Hoy fui reciclador urbano. Metí las manos en la masa. Me topé con la indiferencia de la gente. Con la impaciencia de los colectiveros. Con la apatía de los supermercadistas chinos. Con el desgano de los porteros. Con la discriminación de los peatones. No digo que todas las personas sean así, pero por desgracia la gran mayoría lo es y tiene miedo, mucho miedo. “Cada dos por tres nos dicen ‘córranse, mugrientos’ o ‘apúrense, negros de mierda’”, cuenta Adelma sin mosquearse.
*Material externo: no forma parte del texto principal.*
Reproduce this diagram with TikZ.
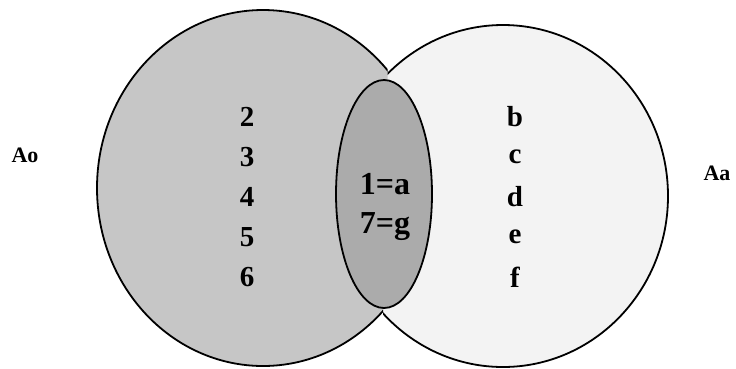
\documentclass[tikz,border=0pt]{standalone}
\usepackage{fontspec}
\setmainfont{Liberation Serif}
\usetikzlibrary{positioning}
\definecolor{vnleft}{HTML}{C6C6C6}
\definecolor{vnright}{HTML}{F3F3F3}
\definecolor{vnmid}{HTML}{ABABAB}
\tikzset{
  ring/.style={draw=black,line width=1.8pt},
  elem/.style={font=\fontsize{29}{31}\selectfont\bfseries,inner sep=0pt},
  pair/.style={font=\fontsize{32}{34}\selectfont\bfseries,inner sep=0pt,anchor=base},
  setname/.style={font=\fontsize{22}{24}\selectfont\bfseries,inner sep=0pt},
}
\begin{document}
\begin{tikzpicture}[x=1pt,y=-1pt]
  \useasboundingbox (0,0) rectangle (736,368);
  \fill[white] (0,0) rectangle (736,368);
  % the two sets
  \fill[vnleft] (263,188) ellipse [x radius=166pt, y radius=178pt];
  \begin{scope}
    \clip (389,0) -- (382,368) -- (736,368) -- (736,0) -- cycle;
    \fill[vnright] (503,196) ellipse [x radius=165pt, y radius=171pt];
    \draw[ring] (503,196) ellipse [x radius=165pt, y radius=171pt];
  \end{scope}
  \begin{scope}
    \clip (389,0) -- (382,368) -- (0,368) -- (0,0) -- cycle;
    \draw[ring] (263,188) ellipse [x radius=166pt, y radius=178pt];
  \end{scope}
  % common part
  \fill[vnmid,ring] (384,194) ellipse [x radius=48pt, y radius=114pt];
  % elements
  \foreach \t [count=\i] in {2,...,6}
    \node[elem] (o\t) at (247,77+40*\i) {\t};
  \foreach \t [count=\i] in {b,c,d,e,f}
    \node[elem] (a\t) at (515,77+40*\i) {\t};
  \node[pair] (i1) at (385,194) {1=a};
  \node[pair] (i7) at (385,233) {7=g};
  \node[setname] (Ao) at (25,155) {Ao};
  \node[setname] (Aa) at (717,173) {Aa};
\end{tikzpicture}
\end{document}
Esto lo sentí el otro día laburando en la calle Florida y lo volví a sentir hoy: me han llegado a mirar con ojos de búho, patitiesos, como diciendo “¿qué hace este muchacho de piel blanca y ojos claros gritando ‘cambio, cambio’?”, “¿qué hace este pelirrojo husmeando en la basura?”. No vi esas miradas cayendo sobre mí de reojo: las sentí, que es otra historia. Las sentí siendo arbolito, las sentí siendo reciclador. Por eso quiero que, del modo que sea, este texto sirva, que mi lenguaje y mis palabras se transformen en acción.

En plena caminata, justo cuando me tocó empujar el pesadísimo y por momentos inmaniobrable carro que me dejó doliendo los hombros y los brazos, una chica que no conozco me escribió este mensaje por Instagram: “Vengo siguiendo tus actos psicomágicos al entrar en arquetipos tan marcados. Siento tu liberación, tu curso intensivo de realidad y dharma. Seguí compartiendo así sanamos con vos”.

Podría decir muchas cosas más, pero me quedo acá, el corazón en la mano.